Plotting code records
* * * * *

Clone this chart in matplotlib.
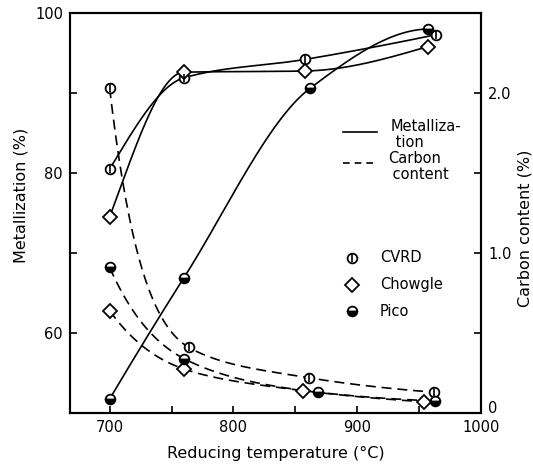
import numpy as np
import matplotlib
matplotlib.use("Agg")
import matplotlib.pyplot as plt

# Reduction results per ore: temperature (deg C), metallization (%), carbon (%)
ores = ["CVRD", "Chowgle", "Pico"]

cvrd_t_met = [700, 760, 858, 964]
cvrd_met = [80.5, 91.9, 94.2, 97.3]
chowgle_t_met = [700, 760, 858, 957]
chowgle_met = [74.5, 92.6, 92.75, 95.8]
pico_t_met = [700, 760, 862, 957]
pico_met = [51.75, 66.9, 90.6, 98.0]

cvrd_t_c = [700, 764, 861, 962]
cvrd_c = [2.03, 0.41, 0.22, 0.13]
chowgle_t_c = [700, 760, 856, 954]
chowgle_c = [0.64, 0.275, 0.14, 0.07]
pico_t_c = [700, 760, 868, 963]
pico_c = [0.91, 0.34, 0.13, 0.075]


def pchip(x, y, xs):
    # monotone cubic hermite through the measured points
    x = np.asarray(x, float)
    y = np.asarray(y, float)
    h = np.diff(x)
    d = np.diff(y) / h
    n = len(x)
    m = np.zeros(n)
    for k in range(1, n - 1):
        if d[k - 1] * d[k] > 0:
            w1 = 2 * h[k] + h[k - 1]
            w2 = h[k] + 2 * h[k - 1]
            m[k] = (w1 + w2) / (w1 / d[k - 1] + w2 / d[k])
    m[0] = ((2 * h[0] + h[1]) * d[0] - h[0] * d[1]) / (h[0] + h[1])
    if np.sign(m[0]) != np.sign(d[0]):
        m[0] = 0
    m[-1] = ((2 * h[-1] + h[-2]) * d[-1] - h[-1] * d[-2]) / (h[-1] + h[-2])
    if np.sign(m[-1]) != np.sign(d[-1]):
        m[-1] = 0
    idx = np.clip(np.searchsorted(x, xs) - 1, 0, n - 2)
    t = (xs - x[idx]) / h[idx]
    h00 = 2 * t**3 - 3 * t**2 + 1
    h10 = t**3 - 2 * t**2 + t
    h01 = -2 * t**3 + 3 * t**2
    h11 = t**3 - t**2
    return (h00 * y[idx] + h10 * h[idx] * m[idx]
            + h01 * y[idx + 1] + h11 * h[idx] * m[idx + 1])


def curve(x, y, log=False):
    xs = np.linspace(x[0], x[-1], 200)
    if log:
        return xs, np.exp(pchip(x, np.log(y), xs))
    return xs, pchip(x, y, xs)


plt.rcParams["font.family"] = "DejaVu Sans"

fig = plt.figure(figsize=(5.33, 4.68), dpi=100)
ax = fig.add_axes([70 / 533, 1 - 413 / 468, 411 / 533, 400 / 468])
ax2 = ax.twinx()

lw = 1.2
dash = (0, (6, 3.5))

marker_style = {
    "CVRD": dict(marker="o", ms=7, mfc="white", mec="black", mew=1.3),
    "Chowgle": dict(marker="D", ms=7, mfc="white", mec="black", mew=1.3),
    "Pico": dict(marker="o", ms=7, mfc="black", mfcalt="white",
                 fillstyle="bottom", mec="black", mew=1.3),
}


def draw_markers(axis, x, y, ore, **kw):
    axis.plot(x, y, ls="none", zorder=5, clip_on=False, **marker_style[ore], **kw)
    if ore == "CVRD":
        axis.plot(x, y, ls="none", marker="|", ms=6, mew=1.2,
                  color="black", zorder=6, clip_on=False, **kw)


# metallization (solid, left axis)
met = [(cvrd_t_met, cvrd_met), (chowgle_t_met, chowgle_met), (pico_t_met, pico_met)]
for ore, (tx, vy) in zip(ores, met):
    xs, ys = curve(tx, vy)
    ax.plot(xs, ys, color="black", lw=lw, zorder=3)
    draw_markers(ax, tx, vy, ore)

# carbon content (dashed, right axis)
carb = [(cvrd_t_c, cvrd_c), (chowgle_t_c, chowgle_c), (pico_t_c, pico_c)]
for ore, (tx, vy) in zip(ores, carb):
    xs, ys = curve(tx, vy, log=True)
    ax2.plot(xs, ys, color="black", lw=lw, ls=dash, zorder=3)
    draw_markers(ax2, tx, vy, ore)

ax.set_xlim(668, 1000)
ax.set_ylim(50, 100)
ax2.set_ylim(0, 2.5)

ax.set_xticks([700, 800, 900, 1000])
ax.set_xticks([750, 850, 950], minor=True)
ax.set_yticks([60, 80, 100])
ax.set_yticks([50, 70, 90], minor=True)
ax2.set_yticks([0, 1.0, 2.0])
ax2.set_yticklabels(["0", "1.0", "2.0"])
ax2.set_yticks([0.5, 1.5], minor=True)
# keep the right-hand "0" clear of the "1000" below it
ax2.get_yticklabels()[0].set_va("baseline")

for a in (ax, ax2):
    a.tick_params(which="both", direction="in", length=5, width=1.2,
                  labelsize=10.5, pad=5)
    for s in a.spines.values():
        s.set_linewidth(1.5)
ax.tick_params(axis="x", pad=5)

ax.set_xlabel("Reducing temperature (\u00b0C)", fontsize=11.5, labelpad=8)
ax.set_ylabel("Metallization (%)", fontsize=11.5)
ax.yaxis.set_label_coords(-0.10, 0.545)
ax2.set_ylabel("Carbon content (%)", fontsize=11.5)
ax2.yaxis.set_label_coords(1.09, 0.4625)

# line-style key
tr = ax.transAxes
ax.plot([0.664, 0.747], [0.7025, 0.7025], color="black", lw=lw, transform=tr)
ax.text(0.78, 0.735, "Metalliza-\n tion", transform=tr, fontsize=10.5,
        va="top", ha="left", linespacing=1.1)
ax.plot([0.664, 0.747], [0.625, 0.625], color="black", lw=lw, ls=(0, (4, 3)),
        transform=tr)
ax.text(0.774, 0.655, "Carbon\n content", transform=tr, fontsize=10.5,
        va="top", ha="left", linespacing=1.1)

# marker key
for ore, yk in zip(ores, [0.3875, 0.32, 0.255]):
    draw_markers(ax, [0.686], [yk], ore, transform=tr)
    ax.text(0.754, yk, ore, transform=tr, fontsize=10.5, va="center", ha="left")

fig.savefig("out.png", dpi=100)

* * * * *

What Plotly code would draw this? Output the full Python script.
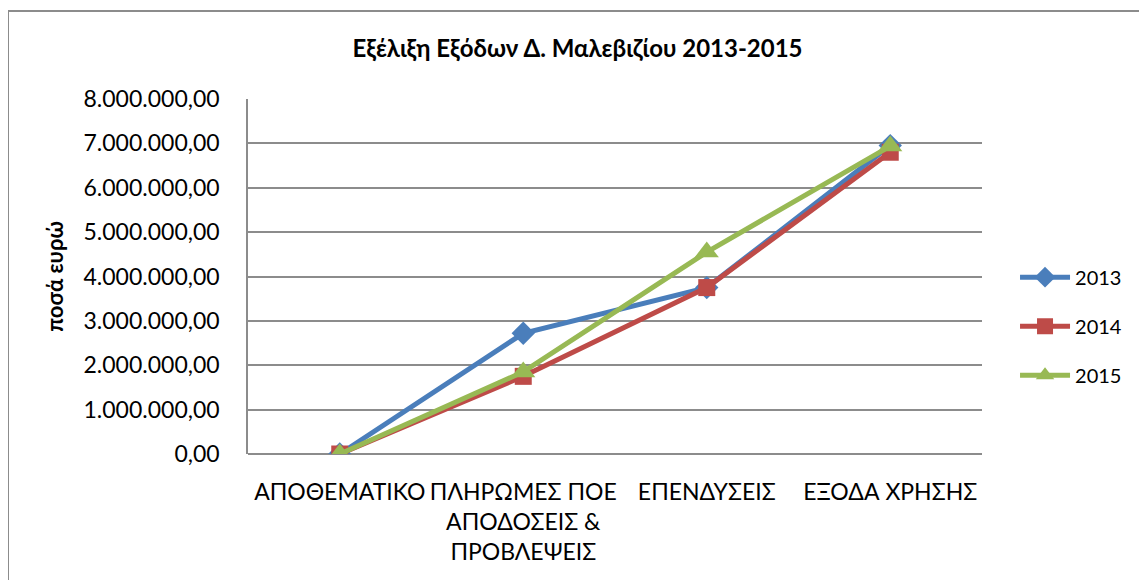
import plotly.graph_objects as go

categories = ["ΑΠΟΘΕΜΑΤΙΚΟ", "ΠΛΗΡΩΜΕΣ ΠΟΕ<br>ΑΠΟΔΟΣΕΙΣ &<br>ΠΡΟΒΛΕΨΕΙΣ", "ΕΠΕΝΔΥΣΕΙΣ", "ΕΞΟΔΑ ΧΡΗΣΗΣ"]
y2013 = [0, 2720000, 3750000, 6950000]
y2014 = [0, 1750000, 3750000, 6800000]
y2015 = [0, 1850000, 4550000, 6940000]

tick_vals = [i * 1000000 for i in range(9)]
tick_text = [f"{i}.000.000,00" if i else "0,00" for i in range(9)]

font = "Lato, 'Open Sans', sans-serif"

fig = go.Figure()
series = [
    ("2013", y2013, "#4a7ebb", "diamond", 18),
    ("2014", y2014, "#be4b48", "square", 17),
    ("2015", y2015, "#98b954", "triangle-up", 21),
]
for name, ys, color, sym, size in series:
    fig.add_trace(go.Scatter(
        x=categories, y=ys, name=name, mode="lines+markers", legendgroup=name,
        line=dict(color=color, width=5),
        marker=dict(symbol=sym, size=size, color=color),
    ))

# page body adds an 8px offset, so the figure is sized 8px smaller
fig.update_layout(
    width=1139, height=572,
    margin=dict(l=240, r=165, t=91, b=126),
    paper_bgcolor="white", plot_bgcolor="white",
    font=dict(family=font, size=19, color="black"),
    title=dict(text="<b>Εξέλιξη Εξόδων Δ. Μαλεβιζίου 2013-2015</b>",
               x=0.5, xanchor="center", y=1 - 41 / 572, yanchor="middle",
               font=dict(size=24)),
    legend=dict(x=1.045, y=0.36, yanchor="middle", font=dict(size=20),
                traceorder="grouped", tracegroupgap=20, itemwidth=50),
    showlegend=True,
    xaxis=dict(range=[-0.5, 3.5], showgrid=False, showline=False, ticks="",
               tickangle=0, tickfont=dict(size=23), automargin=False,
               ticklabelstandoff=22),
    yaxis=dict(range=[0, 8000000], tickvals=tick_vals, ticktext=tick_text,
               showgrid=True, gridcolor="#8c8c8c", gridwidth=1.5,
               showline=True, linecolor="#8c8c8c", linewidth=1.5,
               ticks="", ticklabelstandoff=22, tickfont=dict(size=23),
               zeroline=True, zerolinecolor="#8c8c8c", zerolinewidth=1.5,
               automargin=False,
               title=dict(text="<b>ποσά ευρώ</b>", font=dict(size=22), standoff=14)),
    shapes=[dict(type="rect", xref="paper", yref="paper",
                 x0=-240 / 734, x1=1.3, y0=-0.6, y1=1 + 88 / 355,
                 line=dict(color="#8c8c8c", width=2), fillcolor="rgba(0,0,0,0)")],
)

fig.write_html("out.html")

* * * * *

• WORK TO BE COMPLETED
Within the listing above, extract exactly the lines that run from the one containing "Clone this chart in matplotlib." through the one containing "pico_met = [51.75, 66.9, 90.6, 98.0]", excluding any pictures.

• ANSWER TO THIS PROBLEM
Clone this chart in matplotlib.
import numpy as np
import matplotlib
matplotlib.use("Agg")
import matplotlib.pyplot as plt

# Reduction results per ore: temperature (deg C), metallization (%), carbon (%)
ores = ["CVRD", "Chowgle", "Pico"]

cvrd_t_met = [700, 760, 858, 964]
cvrd_met = [80.5, 91.9, 94.2, 97.3]
chowgle_t_met = [700, 760, 858, 957]
chowgle_met = [74.5, 92.6, 92.75, 95.8]
pico_t_met = [700, 760, 862, 957]
pico_met = [51.75, 66.9, 90.6, 98.0]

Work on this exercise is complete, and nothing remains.